MAPPINGH-BAND SCATTERED LIGHT EMISSION IN THE MYSTERIOUS SR21 TRANSITIONAL DISK

Abstract

We present the first near infrared (NIR) spatially resolved images of the circumstellar transitional disk around SR21. These images were obtained with the Subaru HiCIAO camera, adaptive optics and the polarized differential imaging (PDI) technique. We resolve the disk in scattered light at H-band for stellocentric 0.1"<r<0.6" (12<r<75AU). We compare our results with previously published spatially-resolved 880 micron continuum Submillimeter Array (SMA) images that show an inner r<36AU cavity in SR21. Radiative transfer models reveal that the large disk depletion factor invoked to explain SR21's sub-mm cavity cannot be "universal" for all grain sizes.

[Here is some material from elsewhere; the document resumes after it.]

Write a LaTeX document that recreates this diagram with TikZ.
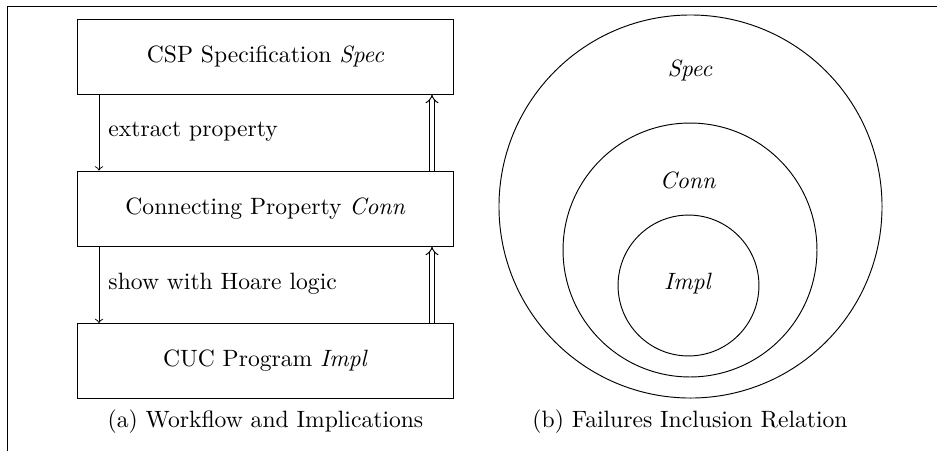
\documentclass[tikz,border=0pt]{standalone}
\usetikzlibrary{arrows}
\begin{document}
\begin{tikzpicture}[x=0.4237pt,y=-0.4237pt,
  stagebox/.style={draw,rectangle,minimum width=159.7pt,minimum height=31.8pt,inner sep=0pt},
  setcircle/.style={draw,circle,inner sep=0pt},
  flowarrow/.style={->},
  implarrow/.style={-implies,double equal sign distance},
  steplabel/.style={anchor=west,inner sep=0pt},
  capt/.style={inner sep=0pt}]
\useasboundingbox (0,0) rectangle (937,451);
\coordinate (fl) at (7,451);
\coordinate (fc) at (7,6);
\coordinate (fr) at (937,6);
\draw (fl) -- (fc) -- (fr);
% boxes
\node[stagebox] (spec) at (265.5,56.5) {CSP Specification \textit{Spec}};
\node[stagebox] (conn) at (265.5,208.5) {Connecting Property \textit{Conn}};
\node[stagebox] (impl) at (265.5,361) {CUC Program \textit{Impl}};
% arrows
\draw[flowarrow] (spec.south west -| 99,0) -- (conn.north west -| 99,0);
\draw[flowarrow] (conn.south west -| 99,0) -- (impl.north west -| 99,0);
\draw[implarrow] (conn.north west -| 432,0) -- (spec.south west -| 432,0);
\draw[implarrow] (impl.north west -| 432,0) -- (conn.south west -| 432,0);
\node[steplabel] (l1) at (108,132) {extract property};
\node[steplabel] (l2) at (108,284) {show with Hoare logic};
\node[capt] (ca) at (265.5,422) {(a) Workflow and Implications};
% circles
\node[setcircle,minimum size=162.3pt] (cs) at (690.5,206.5) {};
\node[setcircle,minimum size=107.6pt] (cc) at (690,250) {};
\node[setcircle,minimum size=59.7pt] (ci) at (688.5,285.5) {};
\node (ts) at (690,70) {\textit{Spec}};
\node (tc) at (688,180) {\textit{Conn}};
\node (ti) at (688,284) {\textit{Impl}};
\node[capt] (cb) at (690,422) {(b) Failures Inclusion Relation};
\end{tikzpicture}
\end{document}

Even significantly more moderate depletions (delta=0.1, 0.01 relative to an undepleted disk) than those that reproduce the sub-mm cavity (delta~10^-6) are inconsistent with our H-band images when they are assumed to carry over to small grains, suggesting that surface grains scattering in the NIR either survive or are generated by whatever mechanism is clearing the disk midplane. In fact, the radial polarized intensity profile of our H-band observations is smooth and steeply inwardly-increasing (r^-3), with no evidence of a break at the 36AU sub-mm cavity wall. We hypothesize that this profile is dominated by an optically thin disk envelope or atmosphere component. We also discuss the compatibility of our data with the previously postulated existence of a sub-stellar companion to SR21 at r~10-20AU, and find that we can neither exclude nor verify this scenario. This study demonstrates the power of multiwavelength imaging of transitional disks to inform modeling efforts, including the debate over precisely what physical mechanism is responsible for clearing these disks of their large midplane grains.